A detailed preliminary report from the National Transportation Safety Board draws no conclusions on what caused the Cape Air crash which killed pilot Capt. David Willey, a resident of Vineyard Haven, on Sept. 26.
But the full report, according to Luke Schiada, chief investigator of the crash for the NTSB which has involved local, state and federal authorities, may take six to eight months to complete.
“It is important to note we are still in the information gathering stage. There is a lot of data we are still waiting to get,” he said.
Captain Willey was the sole occupant of the 1981 twin engine nine-passenger Cessna 402C plane, which took off from the Martha’s Vineyard Airport at approximately 8:05 p.m. on Friday night on Sept. 26 from runway 33 on a repositioning flight headed for Boston.
The plane crashed shortly after, in the woods near Nip ’N’ Tuck farm in West Tisbury, about three miles northwest of the airport.
The airplane struck the tops of approximately 50-foot-tall trees and crashed in a wooded area between two houses after skimming the rooftop of a nearby house. The aircraft left two impact craters and wreckage strewn along a 305-foot-long debris path.
It was the first fatal crash in Cape Air’s 19-year history.
Information in the report, which was published on the organization’s Web site earlier this week (ntsb.gov) is uncertified and incomplete, Mr. Schiada said.
However the report states that early examination did not reveal evidence of any catastrophic failures.
Based on an initial review of maintenance records, the report states, the aircraft had been inspected on Sept. 17 and had flown approximately 40 hours since that date.
All major portions of the airplane were accounted for at the accident site.
Captain Willey was an extremely experienced pilot. His recent FAA first-class medical certificate was issued on Sept. 16, and according to Cape Air company records, he had accumulated approximately 16,746 hours of total flight experience, including 2,330 hours with the same model Cessna from the crash.
On a rainy night with light wind, the aircraft was cleared for takeoff by the Martha’s Vineyard air traffic control.
And the report states that the pilot of another Cape Air Cessna 402 operated by Cape Air, which departed for Providence approximately one minute after the accident flight, did not report any unusual weather during his initial climb, describing the turbulence below 1,000 feet as light.
The analysis shows radar contact with Captain Willey’s aircraft was lost at an altitude of 700 feet and a ground speed of 160 knots, after initial targets were registered. Working in periodic sweeps, radar registers speed and altitude of aircraft in a series of targets.
“Radar data would have continued for a flight continuing to Boston,” said Mr. Schiada.
The report states: “After takeoff the airplane was instructed to climb to an altitude of 4,000 feet and make a right turn to a heading of 360 degrees. The instructions were acknowledged by the pilot; however, there were no further communications from the airplane.”

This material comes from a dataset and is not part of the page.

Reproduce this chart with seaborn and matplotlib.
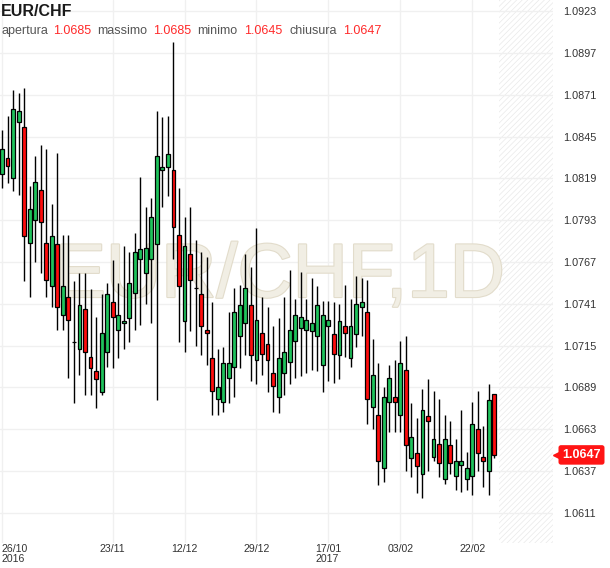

Testimony from a witness near the accident site is included in the report. “[The witness] reported hearing the sound of a low flying airplane. He described the engine noise as ‘very loud, like the airplane was at full-throttle.’ He then heard a loud crashing sound,” it states.

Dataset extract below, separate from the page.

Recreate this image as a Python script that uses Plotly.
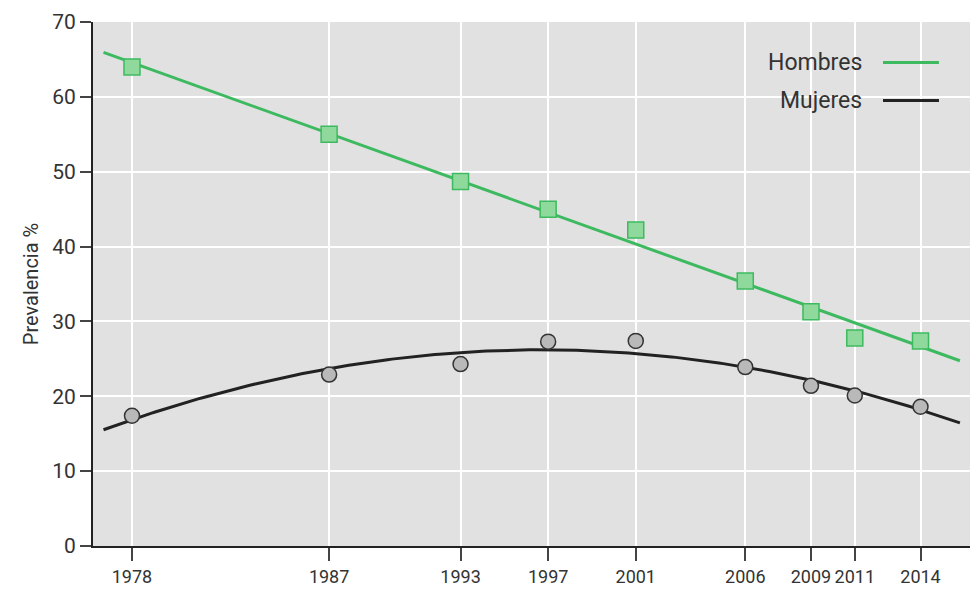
import numpy as np
import plotly.graph_objects as go

# Survey years and prevalence (%) by sex
years = [1978, 1987, 1993, 1997, 2001, 2006, 2009, 2011, 2014]
hombres = [64.0, 55.0, 48.7, 45.0, 42.2, 35.4, 31.3, 27.8, 27.4]
mujeres = [17.4, 22.9, 24.3, 27.3, 27.4, 23.9, 21.4, 20.1, 18.6]
y_ticks = [0, 10, 20, 30, 40, 50, 60, 70]

GREEN = "#3dba5f"
GREEN_FILL = "#90d99c"
DARK = "#222222"
TEXT = "#333333"
FONT = "Roboto"

# Regression trend lines: linear for men, quadratic for women
x_fit = np.linspace(1976.7, 2015.8, 200)
h_fit = np.polyval(np.polyfit(years, hombres, 1), x_fit)
m_fit = np.polyval(np.polyfit(years, mujeres, 2), x_fit)

fig = go.Figure()
fig.add_trace(go.Scatter(x=x_fit, y=h_fit, mode="lines",
                         line=dict(color=GREEN, width=3), hoverinfo="skip",
                         showlegend=False))
fig.add_trace(go.Scatter(x=x_fit, y=m_fit, mode="lines",
                         line=dict(color=DARK, width=3), hoverinfo="skip",
                         showlegend=False))
fig.add_trace(go.Scatter(x=years, y=hombres, mode="markers", name="Hombres",
                         marker=dict(symbol="square", size=16, color=GREEN_FILL,
                                     line=dict(color=GREEN, width=1.5)),
                         showlegend=False))
fig.add_trace(go.Scatter(x=years, y=mujeres, mode="markers", name="Mujeres",
                         marker=dict(symbol="circle", size=15, color="#b9b9b9",
                                     line=dict(color="#333333", width=1.5)),
                         showlegend=False))

# Legend drawn as text labels followed by line samples
legend_items = [("Hombres", GREEN, 0.9226), ("Mujeres", DARK, 0.850)]
for label, color, ypos in legend_items:
    fig.add_annotation(xref="paper", yref="paper", x=0.879, y=ypos,
                       text=label, showarrow=False, xanchor="right",
                       yanchor="middle",
                       font=dict(family=FONT, size=23, color=TEXT))
    fig.add_shape(type="line", xref="paper", yref="paper",
                  x0=0.9008, x1=0.9646, y0=ypos, y1=ypos,
                  line=dict(color=color, width=3))

fig.update_layout(
    width=970, height=598,
    margin=dict(l=93, r=0, t=22, b=52),
    paper_bgcolor="white",
    plot_bgcolor="#e1e1e1",
    font=dict(family=FONT, size=21, color=TEXT),
)
fig.update_xaxes(
    range=[1976.22, 2016.26], automargin=False,
    tickmode="array", tickvals=years, ticktext=[str(y) for y in years],
    tickangle=0,
    showgrid=True, gridcolor="white", gridwidth=1.5,
    showline=True, linecolor="#222222", linewidth=2,
    ticks="outside", ticklen=13, tickwidth=2, tickcolor="#444444",
    tickfont=dict(family=FONT, size=18, color=TEXT),
    zeroline=False,
)
fig.update_yaxes(
    range=[0, 70], automargin=False,
    tickmode="array", tickvals=y_ticks,
    showgrid=True, gridcolor="white", gridwidth=1.5,
    showline=True, linecolor="#222222", linewidth=2,
    ticks="outside", ticklen=11, tickwidth=2, tickcolor="#444444",
    tickfont=dict(family=FONT, size=21, color=TEXT),
    title=dict(text="Prevalencia %", standoff=8,
               font=dict(family=FONT, size=20, color=TEXT)),
    zeroline=False,
)

fig.write_html("out.html")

The crash investigation team conducts forensic analysis of the crash, from the position of switches on the aircraft to examination cuts in the wreckage and the crash site surroundings. But, said Mr. Schiada, his job is limited to information gathering.
“It’s important not to draw conclusions that may prevent you from looking at the whole picture,” he said, adding: “I don’t issue probable cause.”

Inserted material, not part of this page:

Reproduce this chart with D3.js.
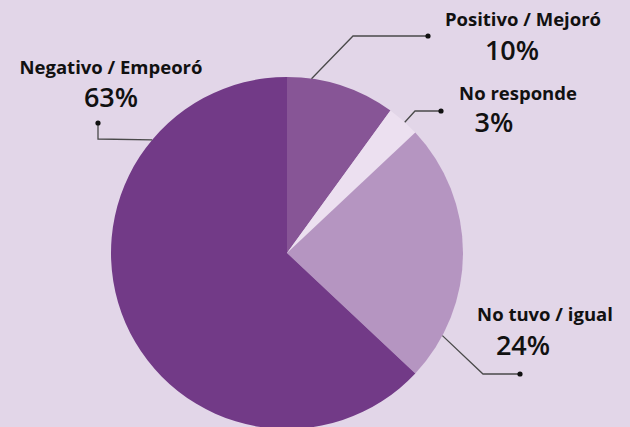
<!DOCTYPE html>
<html>
<head>
<meta charset="utf-8">
<script src="https://cdn.jsdelivr.net/npm/d3@7"></script>
<style>
  body { margin: 0; background: #e2d6e8; }
  svg { display: block; }
  .lbl { font-family: "Open Sans", Lato, sans-serif; font-weight: 700; fill: #111; }
</style>
</head>
<body>
<svg id="chart" width="630" height="427"></svg>
<script>
// data
var categories = ["Positivo / Mejoró", "No responde", "No tuvo / igual", "Negativo / Empeoró"];
var values = [10, 3, 24, 63];
var colors = ["#875596", "#ece0f0", "#b595c1", "#723a87"];

// layout of the call-outs (anchor angle on the rim, elbow, dot, text)
var callouts = [
  {angle: 8,   elbow: [353, 36],  dot: [428, 36],  lx: 523, ly: 26,  px: 512, py: 60},
  {angle: 42,  elbow: [415, 111], dot: [441, 111], lx: 518, ly: 100, px: 494, py: 132},
  {angle: 118, elbow: [483, 374], dot: [520, 374], lx: 545, ly: 321, px: 523, py: 355},
  {angle: 310, elbow: [98, 139],  dot: [98, 123],  lx: 111, ly: 74,  px: 111, py: 107}
];

var svg = d3.select("#chart");
var cx = 287, cy = 253, radius = 176;

svg.append("rect").attr("width", 630).attr("height", 427).attr("fill", "#e2d6e8");

var pie = d3.pie().sort(null).value(function(d) { return d; });
var arc = d3.arc().innerRadius(0).outerRadius(radius);

var g = svg.append("g").attr("transform", "translate(" + cx + "," + cy + ")");

g.selectAll("path.slice")
  .data(pie(values))
  .enter().append("path")
    .attr("class", "slice")
    .attr("d", arc)
    .attr("fill", function(d, i) { return colors[i]; });

// leader lines
var lines = svg.append("g");
callouts.forEach(function(c, i) {
  var a = c.angle * Math.PI / 180;
  var sx = cx + radius * Math.sin(a), sy = cy - radius * Math.cos(a);
  lines.append("polyline")
    .attr("points", [[sx, sy], c.elbow, c.dot].map(function(p) { return p.join(","); }).join(" "))
    .attr("fill", "none")
    .attr("stroke", "#4a4a4a")
    .attr("stroke-width", 1.3);
  lines.append("circle")
    .attr("cx", c.dot[0]).attr("cy", c.dot[1])
    .attr("r", 2.6).attr("fill", "#111");

  svg.append("text")
    .attr("class", "lbl")
    .attr("x", c.lx).attr("y", c.ly)
    .attr("text-anchor", "middle")
    .style("font-size", "18.5px")
    .text(categories[i]);
  svg.append("text")
    .attr("class", "lbl")
    .attr("x", c.px).attr("y", c.py)
    .attr("text-anchor", "middle")
    .style("font-size", "27px")
    .style("font-weight", 600)
    .text(values[i] + "%");
});
</script>
</body>
</html>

Any analysis of the information and conclusions about the crash will come from the NTSB board in Washington, he said.
Mr. Schiada said the purpose of the preliminary report is to provide some information for the public.
The initial examination of wreckage was conducted at the Martha’s Vineyard airport. Mr. Schiada said that investigation at the site is probably completed at this stage.
“We might go back to parts of the wreckage but I don’t see us going back to the actual crash site,” he said.
As part of standard protocol an autopsy is being carried out by a local medical examiner. Also as part of standard procedure, samples were taken for a toxicology examination by the Federal Aviation Administration.
Reports on these examinations will be obtained by NTSB in several weeks, Mr. Schiada said.
Much of the wreckage has been sent to a Maine storage facility, where it will be held by the insurers.
Both engines and propellers from the wreckage have been sent to the relevant manufacturers where the team will carry out further investigation using manufacturer’s tools.
Mr. Schiada said a representative from Cape Air has been on hand throughout the investigation, who provides expertise on factors such as airplane and employment history.